**Work to be completed:** Every line below should be copied exactly; drop the pictures.

--- start Collected material ---

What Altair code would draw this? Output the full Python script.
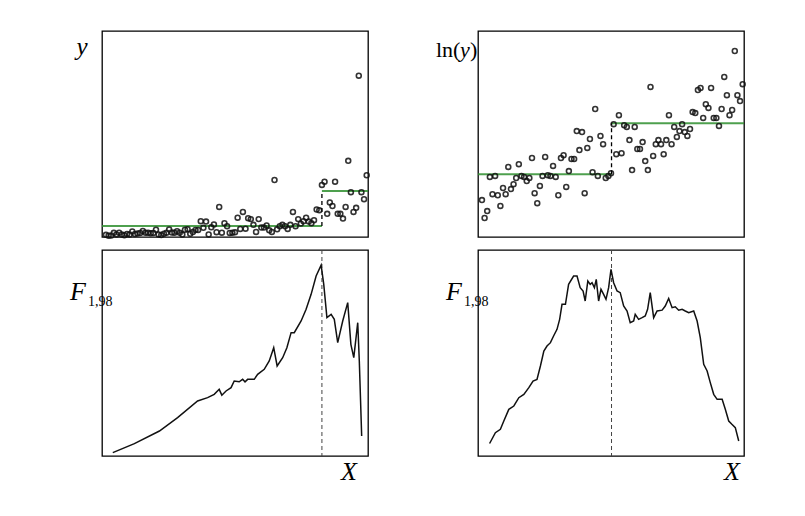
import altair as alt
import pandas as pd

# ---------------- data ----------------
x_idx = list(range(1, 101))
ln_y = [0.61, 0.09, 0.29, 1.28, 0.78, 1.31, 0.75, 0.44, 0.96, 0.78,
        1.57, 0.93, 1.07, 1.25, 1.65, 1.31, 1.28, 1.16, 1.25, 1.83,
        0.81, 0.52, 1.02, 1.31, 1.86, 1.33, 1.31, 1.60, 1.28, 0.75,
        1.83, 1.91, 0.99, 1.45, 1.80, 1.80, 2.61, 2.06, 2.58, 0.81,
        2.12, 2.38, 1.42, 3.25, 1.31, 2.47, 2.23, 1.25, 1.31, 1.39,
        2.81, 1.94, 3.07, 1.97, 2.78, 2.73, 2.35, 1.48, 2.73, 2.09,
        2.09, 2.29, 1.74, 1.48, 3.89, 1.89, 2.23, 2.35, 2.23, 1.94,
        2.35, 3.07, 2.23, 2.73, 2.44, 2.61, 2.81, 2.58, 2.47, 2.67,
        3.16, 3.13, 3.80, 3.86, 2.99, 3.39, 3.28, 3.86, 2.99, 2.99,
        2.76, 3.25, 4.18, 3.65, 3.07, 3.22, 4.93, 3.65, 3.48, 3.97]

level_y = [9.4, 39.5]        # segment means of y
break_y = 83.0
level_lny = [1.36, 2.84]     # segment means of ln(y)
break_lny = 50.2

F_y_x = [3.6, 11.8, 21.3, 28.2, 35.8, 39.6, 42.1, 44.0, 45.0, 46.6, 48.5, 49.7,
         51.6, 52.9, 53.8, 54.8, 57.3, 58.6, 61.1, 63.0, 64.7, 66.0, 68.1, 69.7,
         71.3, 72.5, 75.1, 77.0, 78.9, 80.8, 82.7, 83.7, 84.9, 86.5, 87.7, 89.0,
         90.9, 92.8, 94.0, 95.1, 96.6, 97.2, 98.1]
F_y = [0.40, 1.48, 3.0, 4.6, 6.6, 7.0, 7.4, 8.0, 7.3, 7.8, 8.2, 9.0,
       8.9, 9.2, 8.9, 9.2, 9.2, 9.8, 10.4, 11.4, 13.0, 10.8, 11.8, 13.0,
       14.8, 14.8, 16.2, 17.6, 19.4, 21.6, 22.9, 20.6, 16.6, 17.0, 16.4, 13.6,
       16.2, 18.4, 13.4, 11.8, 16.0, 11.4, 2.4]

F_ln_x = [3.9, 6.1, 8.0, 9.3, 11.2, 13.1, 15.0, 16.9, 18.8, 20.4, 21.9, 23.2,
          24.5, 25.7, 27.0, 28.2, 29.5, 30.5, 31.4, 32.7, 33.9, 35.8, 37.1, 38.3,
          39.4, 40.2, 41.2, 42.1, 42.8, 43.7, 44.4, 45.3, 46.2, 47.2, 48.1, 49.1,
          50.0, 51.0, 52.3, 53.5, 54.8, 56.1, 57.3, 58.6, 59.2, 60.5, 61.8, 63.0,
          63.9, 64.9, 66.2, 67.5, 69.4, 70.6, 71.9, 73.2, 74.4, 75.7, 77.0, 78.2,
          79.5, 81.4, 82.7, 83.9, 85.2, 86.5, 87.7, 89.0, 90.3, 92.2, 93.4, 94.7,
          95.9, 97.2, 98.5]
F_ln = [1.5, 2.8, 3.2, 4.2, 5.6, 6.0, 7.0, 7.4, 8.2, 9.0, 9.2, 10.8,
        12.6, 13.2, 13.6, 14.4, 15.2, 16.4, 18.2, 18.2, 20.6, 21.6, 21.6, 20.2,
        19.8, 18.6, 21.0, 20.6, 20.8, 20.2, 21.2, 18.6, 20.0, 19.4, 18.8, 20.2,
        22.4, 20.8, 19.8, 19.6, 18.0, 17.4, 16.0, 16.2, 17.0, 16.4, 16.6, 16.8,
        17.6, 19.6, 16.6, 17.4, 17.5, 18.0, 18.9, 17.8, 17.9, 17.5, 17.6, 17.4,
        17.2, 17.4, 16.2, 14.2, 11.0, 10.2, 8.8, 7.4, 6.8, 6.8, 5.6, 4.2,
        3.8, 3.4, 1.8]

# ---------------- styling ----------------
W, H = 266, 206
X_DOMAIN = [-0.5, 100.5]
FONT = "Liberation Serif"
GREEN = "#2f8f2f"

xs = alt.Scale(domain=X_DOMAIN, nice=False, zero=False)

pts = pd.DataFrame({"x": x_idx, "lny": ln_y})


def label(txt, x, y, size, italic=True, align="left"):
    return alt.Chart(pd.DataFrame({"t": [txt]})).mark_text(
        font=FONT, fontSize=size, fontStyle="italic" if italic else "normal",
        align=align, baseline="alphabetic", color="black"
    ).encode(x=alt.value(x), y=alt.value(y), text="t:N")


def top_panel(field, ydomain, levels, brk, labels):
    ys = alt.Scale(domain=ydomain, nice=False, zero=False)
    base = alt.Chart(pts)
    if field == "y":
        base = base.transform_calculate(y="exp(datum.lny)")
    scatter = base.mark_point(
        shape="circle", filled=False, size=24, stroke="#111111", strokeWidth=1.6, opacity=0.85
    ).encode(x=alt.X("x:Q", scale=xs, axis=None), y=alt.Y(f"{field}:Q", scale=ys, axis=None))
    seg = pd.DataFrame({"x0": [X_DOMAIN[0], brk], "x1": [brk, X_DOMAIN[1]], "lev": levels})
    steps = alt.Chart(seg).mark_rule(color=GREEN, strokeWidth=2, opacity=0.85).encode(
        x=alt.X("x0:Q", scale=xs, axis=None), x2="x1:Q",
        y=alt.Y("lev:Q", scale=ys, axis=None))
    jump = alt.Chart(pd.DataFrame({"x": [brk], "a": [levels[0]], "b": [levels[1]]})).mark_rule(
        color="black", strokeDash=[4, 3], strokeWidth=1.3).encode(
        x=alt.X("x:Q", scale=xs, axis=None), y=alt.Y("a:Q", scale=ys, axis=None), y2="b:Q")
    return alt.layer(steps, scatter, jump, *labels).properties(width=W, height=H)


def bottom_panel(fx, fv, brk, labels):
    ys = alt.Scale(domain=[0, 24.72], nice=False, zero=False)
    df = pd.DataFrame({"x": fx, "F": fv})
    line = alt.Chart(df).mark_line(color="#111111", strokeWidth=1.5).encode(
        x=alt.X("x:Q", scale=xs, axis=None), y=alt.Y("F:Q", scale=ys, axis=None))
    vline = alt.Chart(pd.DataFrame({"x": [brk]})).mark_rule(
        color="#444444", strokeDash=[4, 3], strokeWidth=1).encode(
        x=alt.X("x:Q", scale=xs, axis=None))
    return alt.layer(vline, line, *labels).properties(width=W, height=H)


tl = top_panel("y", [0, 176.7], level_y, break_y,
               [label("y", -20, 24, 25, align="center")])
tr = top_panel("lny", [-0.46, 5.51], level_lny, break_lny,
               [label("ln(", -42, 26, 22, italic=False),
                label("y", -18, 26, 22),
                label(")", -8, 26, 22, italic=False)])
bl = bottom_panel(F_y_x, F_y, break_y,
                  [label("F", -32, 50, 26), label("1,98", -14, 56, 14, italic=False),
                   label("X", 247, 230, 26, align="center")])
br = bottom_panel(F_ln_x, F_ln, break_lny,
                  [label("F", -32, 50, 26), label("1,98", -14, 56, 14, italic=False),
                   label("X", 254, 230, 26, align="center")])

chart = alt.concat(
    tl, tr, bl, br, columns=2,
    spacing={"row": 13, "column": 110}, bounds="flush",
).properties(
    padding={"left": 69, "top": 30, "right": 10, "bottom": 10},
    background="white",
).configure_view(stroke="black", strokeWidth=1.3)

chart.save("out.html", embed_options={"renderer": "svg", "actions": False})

--- end Collected material ---

**Response to this exercise:**
What Altair code would draw this? Output the full Python script.
import altair as alt
import pandas as pd

# ---------------- data ----------------
x_idx = list(range(1, 101))
ln_y = [0.61, 0.09, 0.29, 1.28, 0.78, 1.31, 0.75, 0.44, 0.96, 0.78,
        1.57, 0.93, 1.07, 1.25, 1.65, 1.31, 1.28, 1.16, 1.25, 1.83,
        0.81, 0.52, 1.02, 1.31, 1.86, 1.33, 1.31, 1.60, 1.28, 0.75,
        1.83, 1.91, 0.99, 1.45, 1.80, 1.80, 2.61, 2.06, 2.58, 0.81,
        2.12, 2.38, 1.42, 3.25, 1.31, 2.47, 2.23, 1.25, 1.31, 1.39,
        2.81, 1.94, 3.07, 1.97, 2.78, 2.73, 2.35, 1.48, 2.73, 2.09,
        2.09, 2.29, 1.74, 1.48, 3.89, 1.89, 2.23, 2.35, 2.23, 1.94,
        2.35, 3.07, 2.23, 2.73, 2.44, 2.61, 2.81, 2.58, 2.47, 2.67,
        3.16, 3.13, 3.80, 3.86, 2.99, 3.39, 3.28, 3.86, 2.99, 2.99,
        2.76, 3.25, 4.18, 3.65, 3.07, 3.22, 4.93, 3.65, 3.48, 3.97]

level_y = [9.4, 39.5]        # segment means of y
break_y = 83.0
level_lny = [1.36, 2.84]     # segment means of ln(y)
break_lny = 50.2

F_y_x = [3.6, 11.8, 21.3, 28.2, 35.8, 39.6, 42.1, 44.0, 45.0, 46.6, 48.5, 49.7,
         51.6, 52.9, 53.8, 54.8, 57.3, 58.6, 61.1, 63.0, 64.7, 66.0, 68.1, 69.7,
         71.3, 72.5, 75.1, 77.0, 78.9, 80.8, 82.7, 83.7, 84.9, 86.5, 87.7, 89.0,
         90.9, 92.8, 94.0, 95.1, 96.6, 97.2, 98.1]
F_y = [0.40, 1.48, 3.0, 4.6, 6.6, 7.0, 7.4, 8.0, 7.3, 7.8, 8.2, 9.0,
       8.9, 9.2, 8.9, 9.2, 9.2, 9.8, 10.4, 11.4, 13.0, 10.8, 11.8, 13.0,
       14.8, 14.8, 16.2, 17.6, 19.4, 21.6, 22.9, 20.6, 16.6, 17.0, 16.4, 13.6,
       16.2, 18.4, 13.4, 11.8, 16.0, 11.4, 2.4]

F_ln_x = [3.9, 6.1, 8.0, 9.3, 11.2, 13.1, 15.0, 16.9, 18.8, 20.4, 21.9, 23.2,
          24.5, 25.7, 27.0, 28.2, 29.5, 30.5, 31.4, 32.7, 33.9, 35.8, 37.1, 38.3,
          39.4, 40.2, 41.2, 42.1, 42.8, 43.7, 44.4, 45.3, 46.2, 47.2, 48.1, 49.1,
          50.0, 51.0, 52.3, 53.5, 54.8, 56.1, 57.3, 58.6, 59.2, 60.5, 61.8, 63.0,
          63.9, 64.9, 66.2, 67.5, 69.4, 70.6, 71.9, 73.2, 74.4, 75.7, 77.0, 78.2,
          79.5, 81.4, 82.7, 83.9, 85.2, 86.5, 87.7, 89.0, 90.3, 92.2, 93.4, 94.7,
          95.9, 97.2, 98.5]
F_ln = [1.5, 2.8, 3.2, 4.2, 5.6, 6.0, 7.0, 7.4, 8.2, 9.0, 9.2, 10.8,
        12.6, 13.2, 13.6, 14.4, 15.2, 16.4, 18.2, 18.2, 20.6, 21.6, 21.6, 20.2,
        19.8, 18.6, 21.0, 20.6, 20.8, 20.2, 21.2, 18.6, 20.0, 19.4, 18.8, 20.2,
        22.4, 20.8, 19.8, 19.6, 18.0, 17.4, 16.0, 16.2, 17.0, 16.4, 16.6, 16.8,
        17.6, 19.6, 16.6, 17.4, 17.5, 18.0, 18.9, 17.8, 17.9, 17.5, 17.6, 17.4,
        17.2, 17.4, 16.2, 14.2, 11.0, 10.2, 8.8, 7.4, 6.8, 6.8, 5.6, 4.2,
        3.8, 3.4, 1.8]

# ---------------- styling ----------------
W, H = 266, 206
X_DOMAIN = [-0.5, 100.5]
FONT = "Liberation Serif"
GREEN = "#2f8f2f"

xs = alt.Scale(domain=X_DOMAIN, nice=False, zero=False)

pts = pd.DataFrame({"x": x_idx, "lny": ln_y})


def label(txt, x, y, size, italic=True, align="left"):
    return alt.Chart(pd.DataFrame({"t": [txt]})).mark_text(
        font=FONT, fontSize=size, fontStyle="italic" if italic else "normal",
        align=align, baseline="alphabetic", color="black"
    ).encode(x=alt.value(x), y=alt.value(y), text="t:N")


def top_panel(field, ydomain, levels, brk, labels):
    ys = alt.Scale(domain=ydomain, nice=False, zero=False)
    base = alt.Chart(pts)
    if field == "y":
        base = base.transform_calculate(y="exp(datum.lny)")
    scatter = base.mark_point(
        shape="circle", filled=False, size=24, stroke="#111111", strokeWidth=1.6, opacity=0.85
    ).encode(x=alt.X("x:Q", scale=xs, axis=None), y=alt.Y(f"{field}:Q", scale=ys, axis=None))
    seg = pd.DataFrame({"x0": [X_DOMAIN[0], brk], "x1": [brk, X_DOMAIN[1]], "lev": levels})
    steps = alt.Chart(seg).mark_rule(color=GREEN, strokeWidth=2, opacity=0.85).encode(
        x=alt.X("x0:Q", scale=xs, axis=None), x2="x1:Q",
        y=alt.Y("lev:Q", scale=ys, axis=None))
    jump = alt.Chart(pd.DataFrame({"x": [brk], "a": [levels[0]], "b": [levels[1]]})).mark_rule(
        color="black", strokeDash=[4, 3], strokeWidth=1.3).encode(
        x=alt.X("x:Q", scale=xs, axis=None), y=alt.Y("a:Q", scale=ys, axis=None), y2="b:Q")
    return alt.layer(steps, scatter, jump, *labels).properties(width=W, height=H)


def bottom_panel(fx, fv, brk, labels):
    ys = alt.Scale(domain=[0, 24.72], nice=False, zero=False)
    df = pd.DataFrame({"x": fx, "F": fv})
    line = alt.Chart(df).mark_line(color="#111111", strokeWidth=1.5).encode(
        x=alt.X("x:Q", scale=xs, axis=None), y=alt.Y("F:Q", scale=ys, axis=None))
    vline = alt.Chart(pd.DataFrame({"x": [brk]})).mark_rule(
        color="#444444", strokeDash=[4, 3], strokeWidth=1).encode(
        x=alt.X("x:Q", scale=xs, axis=None))
    return alt.layer(vline, line, *labels).properties(width=W, height=H)


tl = top_panel("y", [0, 176.7], level_y, break_y,
               [label("y", -20, 24, 25, align="center")])
tr = top_panel("lny", [-0.46, 5.51], level_lny, break_lny,
               [label("ln(", -42, 26, 22, italic=False),
                label("y", -18, 26, 22),
                label(")", -8, 26, 22, italic=False)])
bl = bottom_panel(F_y_x, F_y, break_y,
                  [label("F", -32, 50, 26), label("1,98", -14, 56, 14, italic=False),
                   label("X", 247, 230, 26, align="center")])
br = bottom_panel(F_ln_x, F_ln, break_lny,
                  [label("F", -32, 50, 26), label("1,98", -14, 56, 14, italic=False),
                   label("X", 254, 230, 26, align="center")])

chart = alt.concat(
    tl, tr, bl, br, columns=2,
    spacing={"row": 13, "column": 110}, bounds="flush",
).properties(
    padding={"left": 69, "top": 30, "right": 10, "bottom": 10},
    background="white",
).configure_view(stroke="black", strokeWidth=1.3)

chart.save("out.html", embed_options={"renderer": "svg", "actions": False})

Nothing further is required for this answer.